İç tehdit olarak değerlendirilen irticayla mücadele edilmesini anayasal platformda hükümete öneren generallerden, irtica yanlıları intikam almaktadır.

•Bu komutanların 28 Şubat 1997’de MGK’de hükümete önerdiği şekilde irticayla mücadele edilseydi, 15 Temmuz (AS: 2016) darbe girişimi olmazdı.

Hukuk bir intikam aracı olarak kullanılmıştır.
Suç konusu olan “T.C. icra vekilleri heyetini cebren ıskat ve vazife görmekten cebren men etmek” suçunun (765 sayılı eski TCK md. 147) maddi unsuru olan “cebir” unsuru yoktur.

•Maksat o Komutanların şahsında TSK’ye itibar kaybettirmek, Ordu-Millet bütünleşmesini bozmaktır.

•Yapılan haksızlıklar vicdanları sızlatmaktadır.

28 Şubat davası, iktidarın FETÖ’yle işbirliğinin devam ettiğinin açık kanıtıdır.

•Dava ile ilgili hukuksal süreç henüz sonlandırılmamış, olağanüstü hukuk yolları tükenmemiştir. Ceza Muhakemesi Kanunu’nun 308. maddesine göre Yargıtay Cumhuriyet Başsavcısı’nın ilgili Yargıtay Dairesinden (AS: Yargıtay Ceza Genel Kurulu’ndan) kararını düzeltmesini isteme yolu açıktır. Hükümlülerin Anayasa Mahkemesi’ne (AYM) bireysel başvuru hakları saklıdır. AYM, Gergerlioğlu davasında, hükmün kesinleşmesinin bireysel başvuru davasında AYM kararı ile mümkün olacağını belirtmiştir.

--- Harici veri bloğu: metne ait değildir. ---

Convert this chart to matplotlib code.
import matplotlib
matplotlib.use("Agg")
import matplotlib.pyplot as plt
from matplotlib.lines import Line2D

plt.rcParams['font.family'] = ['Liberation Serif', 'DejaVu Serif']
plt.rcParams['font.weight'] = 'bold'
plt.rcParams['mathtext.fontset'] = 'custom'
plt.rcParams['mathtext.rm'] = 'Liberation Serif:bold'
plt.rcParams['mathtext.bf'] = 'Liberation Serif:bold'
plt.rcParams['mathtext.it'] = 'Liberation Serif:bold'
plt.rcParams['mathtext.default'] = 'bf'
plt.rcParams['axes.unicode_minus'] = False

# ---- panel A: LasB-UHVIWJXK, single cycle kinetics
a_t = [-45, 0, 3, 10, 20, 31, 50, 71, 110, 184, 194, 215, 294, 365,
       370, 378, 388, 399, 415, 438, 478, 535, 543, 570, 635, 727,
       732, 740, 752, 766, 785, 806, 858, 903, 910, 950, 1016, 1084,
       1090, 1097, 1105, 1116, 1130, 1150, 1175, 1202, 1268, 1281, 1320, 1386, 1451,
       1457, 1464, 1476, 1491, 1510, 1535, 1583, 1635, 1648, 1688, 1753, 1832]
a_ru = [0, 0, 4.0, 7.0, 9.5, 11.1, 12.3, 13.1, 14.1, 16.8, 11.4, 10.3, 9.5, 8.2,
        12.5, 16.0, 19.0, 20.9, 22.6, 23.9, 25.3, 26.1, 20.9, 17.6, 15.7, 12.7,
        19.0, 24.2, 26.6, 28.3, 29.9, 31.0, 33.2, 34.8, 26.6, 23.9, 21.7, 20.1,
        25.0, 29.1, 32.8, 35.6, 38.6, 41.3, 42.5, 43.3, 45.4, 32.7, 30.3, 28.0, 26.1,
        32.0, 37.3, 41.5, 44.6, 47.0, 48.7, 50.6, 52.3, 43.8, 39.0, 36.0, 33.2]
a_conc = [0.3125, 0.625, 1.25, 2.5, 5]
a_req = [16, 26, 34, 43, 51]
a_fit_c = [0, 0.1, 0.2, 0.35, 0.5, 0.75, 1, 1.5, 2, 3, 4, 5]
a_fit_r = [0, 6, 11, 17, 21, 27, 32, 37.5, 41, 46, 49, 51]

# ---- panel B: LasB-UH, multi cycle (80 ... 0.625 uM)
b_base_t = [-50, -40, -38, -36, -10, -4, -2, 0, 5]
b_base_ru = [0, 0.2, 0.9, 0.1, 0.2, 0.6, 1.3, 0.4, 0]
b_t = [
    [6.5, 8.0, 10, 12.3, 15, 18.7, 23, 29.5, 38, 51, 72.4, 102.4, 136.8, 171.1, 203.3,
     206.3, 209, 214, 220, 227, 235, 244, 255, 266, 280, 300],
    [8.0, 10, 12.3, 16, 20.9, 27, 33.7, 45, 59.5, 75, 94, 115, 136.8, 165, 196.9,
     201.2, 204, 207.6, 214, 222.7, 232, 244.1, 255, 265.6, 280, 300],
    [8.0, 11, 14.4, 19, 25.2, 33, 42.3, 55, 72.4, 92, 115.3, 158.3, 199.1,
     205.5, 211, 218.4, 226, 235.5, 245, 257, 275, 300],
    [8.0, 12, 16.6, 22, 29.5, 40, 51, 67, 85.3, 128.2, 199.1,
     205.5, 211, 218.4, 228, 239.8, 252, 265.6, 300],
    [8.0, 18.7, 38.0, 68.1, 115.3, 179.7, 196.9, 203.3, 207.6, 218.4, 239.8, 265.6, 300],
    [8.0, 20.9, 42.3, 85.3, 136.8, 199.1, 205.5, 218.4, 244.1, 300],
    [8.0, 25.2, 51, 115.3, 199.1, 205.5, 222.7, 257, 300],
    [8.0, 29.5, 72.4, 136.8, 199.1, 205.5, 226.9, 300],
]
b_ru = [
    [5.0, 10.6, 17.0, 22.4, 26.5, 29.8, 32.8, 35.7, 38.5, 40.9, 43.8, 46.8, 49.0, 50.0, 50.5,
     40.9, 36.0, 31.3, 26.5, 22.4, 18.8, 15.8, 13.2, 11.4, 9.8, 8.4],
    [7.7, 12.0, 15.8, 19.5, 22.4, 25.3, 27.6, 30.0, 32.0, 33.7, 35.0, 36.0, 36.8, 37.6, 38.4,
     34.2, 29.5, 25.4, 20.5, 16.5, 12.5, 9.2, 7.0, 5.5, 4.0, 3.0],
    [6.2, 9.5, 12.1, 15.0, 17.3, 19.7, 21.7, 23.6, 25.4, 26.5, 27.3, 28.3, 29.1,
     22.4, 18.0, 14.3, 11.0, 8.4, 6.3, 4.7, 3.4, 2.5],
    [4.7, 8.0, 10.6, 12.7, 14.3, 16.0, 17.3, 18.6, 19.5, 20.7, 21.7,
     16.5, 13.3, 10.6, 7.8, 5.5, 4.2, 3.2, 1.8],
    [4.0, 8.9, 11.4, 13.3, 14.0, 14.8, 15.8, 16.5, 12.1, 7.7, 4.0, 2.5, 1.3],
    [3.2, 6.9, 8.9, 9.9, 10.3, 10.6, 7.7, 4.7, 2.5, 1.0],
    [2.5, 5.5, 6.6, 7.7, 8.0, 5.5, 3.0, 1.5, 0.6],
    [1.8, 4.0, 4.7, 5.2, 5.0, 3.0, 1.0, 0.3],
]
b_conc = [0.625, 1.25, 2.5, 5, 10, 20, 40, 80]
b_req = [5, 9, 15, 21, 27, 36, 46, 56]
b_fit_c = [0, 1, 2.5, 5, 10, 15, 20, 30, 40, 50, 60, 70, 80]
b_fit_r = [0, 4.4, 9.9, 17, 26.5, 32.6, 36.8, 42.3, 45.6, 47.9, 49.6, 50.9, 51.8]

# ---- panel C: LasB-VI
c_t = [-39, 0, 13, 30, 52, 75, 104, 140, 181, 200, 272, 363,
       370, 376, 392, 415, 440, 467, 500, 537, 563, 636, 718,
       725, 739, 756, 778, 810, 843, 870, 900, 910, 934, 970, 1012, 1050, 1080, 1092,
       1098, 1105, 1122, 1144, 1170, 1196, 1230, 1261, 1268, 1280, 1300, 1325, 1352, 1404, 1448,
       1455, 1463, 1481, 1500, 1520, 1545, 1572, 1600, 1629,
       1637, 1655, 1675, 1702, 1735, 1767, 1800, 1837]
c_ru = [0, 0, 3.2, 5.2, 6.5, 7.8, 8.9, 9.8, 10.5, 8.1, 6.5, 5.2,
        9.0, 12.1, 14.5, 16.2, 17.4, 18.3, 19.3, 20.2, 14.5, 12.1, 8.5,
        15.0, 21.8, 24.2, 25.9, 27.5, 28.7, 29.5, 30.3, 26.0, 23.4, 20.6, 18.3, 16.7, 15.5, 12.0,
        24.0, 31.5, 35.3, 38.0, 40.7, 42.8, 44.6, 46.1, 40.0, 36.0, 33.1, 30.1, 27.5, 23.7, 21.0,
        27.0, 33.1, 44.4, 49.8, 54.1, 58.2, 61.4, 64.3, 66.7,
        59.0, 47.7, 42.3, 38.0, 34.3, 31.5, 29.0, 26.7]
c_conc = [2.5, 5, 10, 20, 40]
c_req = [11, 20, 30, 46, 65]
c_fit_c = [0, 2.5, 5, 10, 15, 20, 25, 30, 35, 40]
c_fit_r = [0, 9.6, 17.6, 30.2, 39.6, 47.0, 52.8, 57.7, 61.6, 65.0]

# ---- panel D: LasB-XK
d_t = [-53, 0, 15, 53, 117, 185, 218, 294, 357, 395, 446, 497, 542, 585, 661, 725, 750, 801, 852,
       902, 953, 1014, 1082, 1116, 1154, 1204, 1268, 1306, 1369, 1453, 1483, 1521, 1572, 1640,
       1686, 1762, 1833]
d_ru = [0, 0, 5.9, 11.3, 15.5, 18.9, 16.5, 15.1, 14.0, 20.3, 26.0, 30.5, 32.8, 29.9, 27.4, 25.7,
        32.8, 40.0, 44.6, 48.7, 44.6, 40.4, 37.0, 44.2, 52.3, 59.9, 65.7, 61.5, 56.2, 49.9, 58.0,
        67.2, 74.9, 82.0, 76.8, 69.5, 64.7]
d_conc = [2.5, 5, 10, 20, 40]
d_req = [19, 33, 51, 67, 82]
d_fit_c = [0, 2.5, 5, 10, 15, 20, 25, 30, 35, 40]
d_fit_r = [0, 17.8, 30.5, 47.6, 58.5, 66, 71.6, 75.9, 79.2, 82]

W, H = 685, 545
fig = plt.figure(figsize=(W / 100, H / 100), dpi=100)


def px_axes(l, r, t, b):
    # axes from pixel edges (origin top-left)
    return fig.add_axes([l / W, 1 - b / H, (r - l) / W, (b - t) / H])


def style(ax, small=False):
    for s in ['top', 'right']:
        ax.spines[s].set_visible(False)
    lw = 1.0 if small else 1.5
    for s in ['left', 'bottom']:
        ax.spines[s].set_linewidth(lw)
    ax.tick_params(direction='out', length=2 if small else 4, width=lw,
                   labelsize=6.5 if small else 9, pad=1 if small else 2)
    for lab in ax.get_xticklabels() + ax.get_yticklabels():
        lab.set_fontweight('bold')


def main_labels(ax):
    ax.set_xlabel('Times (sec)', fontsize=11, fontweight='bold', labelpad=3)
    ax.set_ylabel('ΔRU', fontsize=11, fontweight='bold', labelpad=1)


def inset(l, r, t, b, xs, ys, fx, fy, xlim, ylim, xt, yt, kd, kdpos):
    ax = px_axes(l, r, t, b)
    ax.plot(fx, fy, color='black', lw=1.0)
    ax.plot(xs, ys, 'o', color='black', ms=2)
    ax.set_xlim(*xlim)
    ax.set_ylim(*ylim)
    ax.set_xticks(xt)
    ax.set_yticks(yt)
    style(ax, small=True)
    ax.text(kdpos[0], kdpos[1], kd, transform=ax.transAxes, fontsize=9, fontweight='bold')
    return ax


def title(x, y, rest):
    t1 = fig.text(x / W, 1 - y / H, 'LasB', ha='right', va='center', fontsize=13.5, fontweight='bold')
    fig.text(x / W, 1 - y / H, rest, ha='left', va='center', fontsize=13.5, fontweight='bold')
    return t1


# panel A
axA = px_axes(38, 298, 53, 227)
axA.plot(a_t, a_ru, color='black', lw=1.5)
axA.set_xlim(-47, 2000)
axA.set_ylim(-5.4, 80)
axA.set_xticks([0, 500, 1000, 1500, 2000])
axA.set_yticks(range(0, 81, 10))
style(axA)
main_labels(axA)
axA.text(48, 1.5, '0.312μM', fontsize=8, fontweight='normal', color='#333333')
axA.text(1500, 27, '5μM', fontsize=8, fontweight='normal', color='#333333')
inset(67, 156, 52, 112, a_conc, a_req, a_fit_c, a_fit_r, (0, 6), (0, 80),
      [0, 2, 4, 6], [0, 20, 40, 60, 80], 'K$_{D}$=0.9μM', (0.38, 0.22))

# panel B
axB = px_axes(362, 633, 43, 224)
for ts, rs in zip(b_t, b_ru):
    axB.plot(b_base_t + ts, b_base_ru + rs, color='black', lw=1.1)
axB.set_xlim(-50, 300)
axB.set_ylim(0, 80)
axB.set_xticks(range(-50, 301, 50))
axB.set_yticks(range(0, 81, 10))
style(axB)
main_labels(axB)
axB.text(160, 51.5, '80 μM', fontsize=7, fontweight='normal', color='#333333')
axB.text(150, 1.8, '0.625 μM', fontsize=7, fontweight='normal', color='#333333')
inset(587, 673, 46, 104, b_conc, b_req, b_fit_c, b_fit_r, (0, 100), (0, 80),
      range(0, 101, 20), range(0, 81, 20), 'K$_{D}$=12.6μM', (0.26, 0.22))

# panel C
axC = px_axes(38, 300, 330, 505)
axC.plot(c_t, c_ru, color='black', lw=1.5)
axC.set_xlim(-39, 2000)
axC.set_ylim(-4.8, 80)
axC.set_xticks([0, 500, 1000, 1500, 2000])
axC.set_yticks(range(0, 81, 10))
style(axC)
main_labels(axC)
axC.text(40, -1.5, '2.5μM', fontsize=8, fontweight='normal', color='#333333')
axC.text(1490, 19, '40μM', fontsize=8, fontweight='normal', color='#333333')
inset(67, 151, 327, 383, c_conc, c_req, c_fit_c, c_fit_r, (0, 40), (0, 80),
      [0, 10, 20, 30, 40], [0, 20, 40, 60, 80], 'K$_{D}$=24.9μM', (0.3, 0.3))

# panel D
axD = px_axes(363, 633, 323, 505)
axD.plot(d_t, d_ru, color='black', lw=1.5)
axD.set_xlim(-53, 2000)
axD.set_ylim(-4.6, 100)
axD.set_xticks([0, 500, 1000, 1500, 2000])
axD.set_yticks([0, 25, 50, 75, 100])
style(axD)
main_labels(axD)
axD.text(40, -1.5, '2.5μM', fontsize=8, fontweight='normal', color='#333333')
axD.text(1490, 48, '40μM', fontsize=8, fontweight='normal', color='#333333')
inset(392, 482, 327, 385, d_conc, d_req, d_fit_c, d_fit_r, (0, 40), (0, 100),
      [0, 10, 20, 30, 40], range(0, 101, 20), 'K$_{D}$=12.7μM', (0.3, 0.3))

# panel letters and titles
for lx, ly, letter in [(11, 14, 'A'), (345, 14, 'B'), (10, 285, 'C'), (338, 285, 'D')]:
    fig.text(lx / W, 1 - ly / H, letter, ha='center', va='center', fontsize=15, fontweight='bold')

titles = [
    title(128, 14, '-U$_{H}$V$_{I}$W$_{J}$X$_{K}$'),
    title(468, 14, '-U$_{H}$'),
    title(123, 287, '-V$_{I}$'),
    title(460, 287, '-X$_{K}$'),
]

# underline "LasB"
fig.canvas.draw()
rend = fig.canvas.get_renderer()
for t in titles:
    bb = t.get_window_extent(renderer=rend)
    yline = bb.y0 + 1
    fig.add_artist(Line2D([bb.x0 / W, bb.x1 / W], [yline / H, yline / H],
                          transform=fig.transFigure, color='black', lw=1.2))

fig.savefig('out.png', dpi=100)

Tarikat mensubu amiral, tard işlemi yapılmadan, aylar sonra tüm haklarıyla birlikte YAŞ kararı ile emekli edilirken, ömürlerini Ordu’ya hizmetle geçirmiş, yaşları 80’in üzerindeki komutanlar hakkında Genelkurmay ve MSB’nin rütbelerinin geri alınması konusundaki aceleciliği dikkat çekicidir.

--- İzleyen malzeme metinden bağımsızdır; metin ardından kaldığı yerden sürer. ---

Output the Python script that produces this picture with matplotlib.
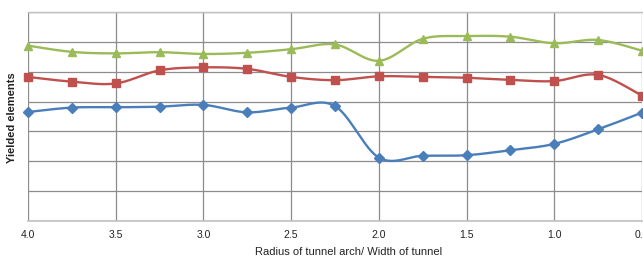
import numpy as np
import matplotlib
matplotlib.use("Agg")
import matplotlib.pyplot as plt

x = [4.0, 3.75, 3.5, 3.25, 3.0, 2.75, 2.5, 2.25, 2.0, 1.75, 1.5, 1.25, 1.0, 0.75, 0.5]
blue = [3.65, 3.80, 3.81, 3.83, 3.89, 3.64, 3.80, 3.85, 2.12, 2.18, 2.20, 2.37, 2.58, 3.07, 3.63]
red = [4.83, 4.67, 4.61, 5.05, 5.15, 5.10, 4.83, 4.72, 4.85, 4.83, 4.80, 4.73, 4.69, 4.90, 4.20]
green = [5.88, 5.67, 5.62, 5.66, 5.60, 5.64, 5.76, 5.92, 5.37, 6.11, 6.20, 6.18, 5.96, 6.07, 5.71]
xticks = [4.0, 3.5, 3.0, 2.5, 2.0, 1.5, 1.0, 0.5]


def smooth(xs, ys, n=30):
    xs = np.asarray(xs, float)
    ys = np.asarray(ys, float)
    P = np.column_stack([xs, ys])
    out = []
    m = len(P)
    for i in range(m - 1):
        p0 = P[i - 1] if i > 0 else P[i]
        p1 = P[i]
        p2 = P[i + 1]
        p3 = P[i + 2] if i + 2 < m else P[i + 1]
        c1 = p1 + (p2 - p0) / 6.0
        c2 = p2 - (p3 - p1) / 6.0
        t = np.linspace(0, 1, n)[:, None]
        seg = ((1 - t) ** 3) * p1 + 3 * ((1 - t) ** 2) * t * c1 + 3 * (1 - t) * t ** 2 * c2 + t ** 3 * p2
        if i > 0:
            seg = seg[1:]
        out.append(seg)
    out = np.vstack(out)
    return out[:, 0], out[:, 1]


fig = plt.figure(figsize=(6.43, 2.56), dpi=100)
ax = fig.add_axes([28 / 643, (256 - 220.7) / 256, 614 / 643, (220.7 - 12.3) / 256])

series = [
    (blue, "#4A7EBB", "D", 4.8),
    (red, "#C0504D", "s", 6.0),
    (green, "#9BBB59", "^", 6.2),
]
for ys, col, mk, ms in series:
    sx, sy = smooth(x, ys)
    ax.plot(sx, sy, color=col, lw=1.7, zorder=3, clip_on=False)
    ax.plot(x, ys, linestyle="none", marker=mk, color=col, ms=ms, zorder=4, clip_on=False)

ax.set_xlim(4.0, 0.5)
ax.set_ylim(0, 7)
ax.set_xticks(xticks)
ax.set_xticklabels([f"{v:.1f}" for v in xticks], fontsize=7.5, family="Liberation Sans", color="#222222")
ax.set_yticks(range(0, 8))
ax.set_yticklabels([])
ax.tick_params(axis="both", length=0, pad=7)
ax.grid(True, color="#8c8c8c", lw=0.9)
ax.set_axisbelow(True)
for s in ["left", "right"]:
    ax.spines[s].set_visible(False)
ax.spines["top"].set_color("#c0c0c0")
ax.spines["bottom"].set_color("#c0c0c0")
ax.spines["top"].set_linewidth(1.0)
ax.spines["bottom"].set_linewidth(1.2)

fig.text(349 / 643, 1 - 252 / 256, "Radius of tunnel arch/ Width of tunnel", ha="center", va="center",
         fontsize=8, family="Liberation Sans", color="#222222")
fig.text(12 / 643, 1 - 118 / 256, "Yielded elements", ha="center", va="center", rotation=90,
         fontsize=8, fontweight="bold", family="Liberation Sans", color="#222222")

fig.savefig("out.png", dpi=100)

Asli ceza kesinleşmeden, ona bağlı olan fer’i (AS: İkincil, tamamlayıcı) ceza verilmesi,
masumiyet karinesine (AY md. 38) aykırıdır.

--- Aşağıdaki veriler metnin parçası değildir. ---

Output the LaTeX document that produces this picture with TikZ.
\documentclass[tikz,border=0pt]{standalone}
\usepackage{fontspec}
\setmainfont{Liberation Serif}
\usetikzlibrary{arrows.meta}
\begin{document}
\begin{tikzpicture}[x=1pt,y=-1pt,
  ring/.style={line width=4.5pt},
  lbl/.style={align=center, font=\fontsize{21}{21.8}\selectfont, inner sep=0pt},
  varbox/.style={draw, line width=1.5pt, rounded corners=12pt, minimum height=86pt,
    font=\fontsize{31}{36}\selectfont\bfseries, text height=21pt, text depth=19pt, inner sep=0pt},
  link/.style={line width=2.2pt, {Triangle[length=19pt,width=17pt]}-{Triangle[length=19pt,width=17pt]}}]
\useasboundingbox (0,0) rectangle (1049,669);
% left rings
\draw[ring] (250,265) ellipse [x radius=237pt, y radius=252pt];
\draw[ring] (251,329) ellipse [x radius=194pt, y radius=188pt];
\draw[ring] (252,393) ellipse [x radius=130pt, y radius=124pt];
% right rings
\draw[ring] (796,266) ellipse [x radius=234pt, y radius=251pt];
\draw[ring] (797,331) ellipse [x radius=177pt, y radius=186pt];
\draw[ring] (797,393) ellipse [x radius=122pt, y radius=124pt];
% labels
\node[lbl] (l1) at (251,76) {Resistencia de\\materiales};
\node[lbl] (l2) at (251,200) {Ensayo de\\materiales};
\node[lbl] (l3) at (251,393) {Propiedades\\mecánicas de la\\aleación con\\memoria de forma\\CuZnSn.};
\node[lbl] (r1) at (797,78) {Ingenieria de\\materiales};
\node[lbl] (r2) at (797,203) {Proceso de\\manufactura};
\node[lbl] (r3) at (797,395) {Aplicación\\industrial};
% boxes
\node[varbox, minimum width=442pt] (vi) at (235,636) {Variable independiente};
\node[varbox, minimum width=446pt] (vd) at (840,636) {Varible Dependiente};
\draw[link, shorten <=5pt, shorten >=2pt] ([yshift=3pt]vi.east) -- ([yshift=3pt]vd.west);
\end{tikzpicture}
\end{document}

•Bu komutanların “rütbeleri söküldü” ifadesi yanlıştır. Askeri Ceza Kanunu’na göre,
rütbenin geri alınmasıyla fer’i ceza verilmiştir.

Hapsedilen komutanlar, emirlerinde görev yapmış astları için, askeri terbiyemiz gereği, daima komutanımız olarak kalacaklardır.